I am surprised that org-mark-element doesn't do what I would call "the right thing" here. This short function seems to copy a cell when your cursor is in a cell, and otherwise the element around the cursor.

  (defun copy-element ()
   (interactive)
   (let* ((oec (org-element-context))
      (begin (org-element-property :begin oec))
      (end (org-element-property :end oec)))
     (kill-new
      (cond
       ;; for a cell the end includes the trailing | so we don't count that.
       ((eq 'table-cell (car oec))
    (buffer-substring begin (1- end)))
       (t
    (buffer-substring begin end))))))
1
  • If you are in a table cell, org-element-at-point returns table-row. There is a fine distinction (which I have not understood) between elements and objects: a table-row is an element but a table-cell is an object. So you'd need a clone of org-mark-element (org-mark-object?) that uses org-element-context as you note, instead of org-element-at-point.
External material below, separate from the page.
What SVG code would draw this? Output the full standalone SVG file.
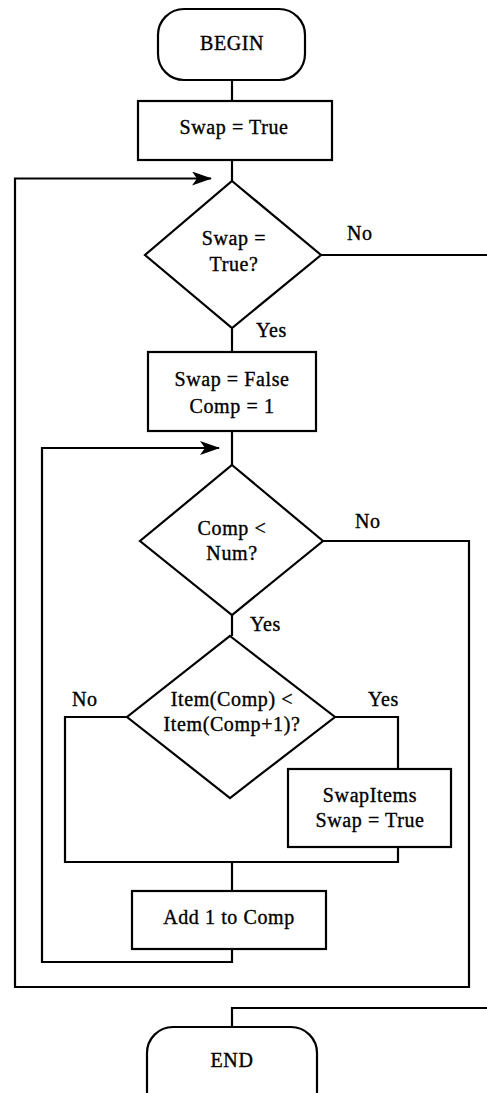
<svg xmlns="http://www.w3.org/2000/svg" width="487" height="1093" viewBox="0 0 487 1093">
<style>
.s{fill:#fff;stroke:#000;stroke-width:2.2}
.c{fill:none;stroke:#000;stroke-width:2.2}
text{font-family:"Liberation Serif","Times New Roman",serif;font-size:20px;letter-spacing:0.6px;fill:#000;stroke:#000;stroke-width:0.35;text-anchor:middle}
.l{text-anchor:start}
</style>
<defs>
<marker id="ah" markerWidth="20" markerHeight="14" refX="19" refY="7" orient="auto" markerUnits="userSpaceOnUse">
<path d="M0,0 L20,7 L0,14 L5,7 Z" fill="#000"/>
</marker>
</defs>
<rect width="487" height="1093" fill="#fff"/>
<g id="connectors">
<path class="c" d="M232,80 V101"/>
<path class="c" d="M232,160 V181"/>
<path class="c" d="M321,255 H487"/>
<path class="c" d="M232,328 V352"/>
<path class="c" d="M232,431 V465"/>
<path class="c" d="M323,541 H469 V987 H15 V178.5 H211" marker-end="url(#ah)"/>
<path class="c" d="M232,615 V636"/>
<path class="c" d="M127,717 H65 V862 H398 V847"/>
<path class="c" d="M335,717 H398 V769"/>
<path class="c" d="M232,862 V891"/>
<path class="c" d="M232,949 V962 H42 V448 H219" marker-end="url(#ah)"/>
<path class="c" d="M487,1008 H232 V1027"/>
</g>
<g id="begin">
<rect class="s" x="158" y="9" width="147" height="71" rx="26" ry="26"/>
<text x="232" y="50">BEGIN</text>
</g>
<g id="init">
<rect class="s" x="138" y="101" width="194" height="59"/>
<text x="234" y="134">Swap = True</text>
</g>
<g id="dec1">
<polygon class="s" points="232,181 321,255 232,328 145,255"/>
<text x="234" y="245">Swap =</text>
<text x="234" y="271">True?</text>
<text class="l" x="347" y="240">No</text>
<text class="l" x="256" y="337">Yes</text>
</g>
<g id="reset">
<rect class="s" x="148" y="352" width="168" height="79"/>
<text x="232" y="386">Swap = False</text>
<text x="232" y="413">Comp = 1</text>
</g>
<g id="dec2">
<polygon class="s" points="232,465 323,541 232,615 140,541"/>
<text x="232" y="535">Comp &lt;</text>
<text x="232" y="560">Num?</text>
<text class="l" x="355" y="528">No</text>
<text class="l" x="250" y="631">Yes</text>
</g>
<g id="dec3">
<polygon class="s" points="230,636 335,717 230,798 127,717"/>
<text x="232" y="706">Item(Comp) &lt;</text>
<text x="232" y="731">Item(Comp+1)?</text>
<text class="l" x="72" y="706">No</text>
<text class="l" x="368" y="706">Yes</text>
</g>
<g id="swapitems">
<rect class="s" x="288" y="769" width="163" height="78"/>
<text x="370" y="802">SwapItems</text>
<text x="370" y="827">Swap = True</text>
</g>
<g id="inc">
<rect class="s" x="132" y="891" width="194" height="58"/>
<text x="229" y="924">Add 1 to Comp</text>
</g>
<g id="end">
<rect class="s" x="147" y="1027" width="170" height="110" rx="26" ry="26"/>
<text x="232" y="1067">END</text>
</g>
</svg>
But as you also note, there are some annoying features, like the inclusion of the trailing |: a table-cell should not include its delimiters IMO.
    – NickD
    Commented Mar 29, 2021 at 1:49
0

NickD provides in his comment a method that solves 90 % of the use cases - those where we need to copy a cell to another cell of the table.

Just do S-RET to copy the cell to the cell below, and then move the copied cell to its desired location by pressing Shift plus any of the arrow key (S-<up>, S-<down>, S-<left> and S-<right>).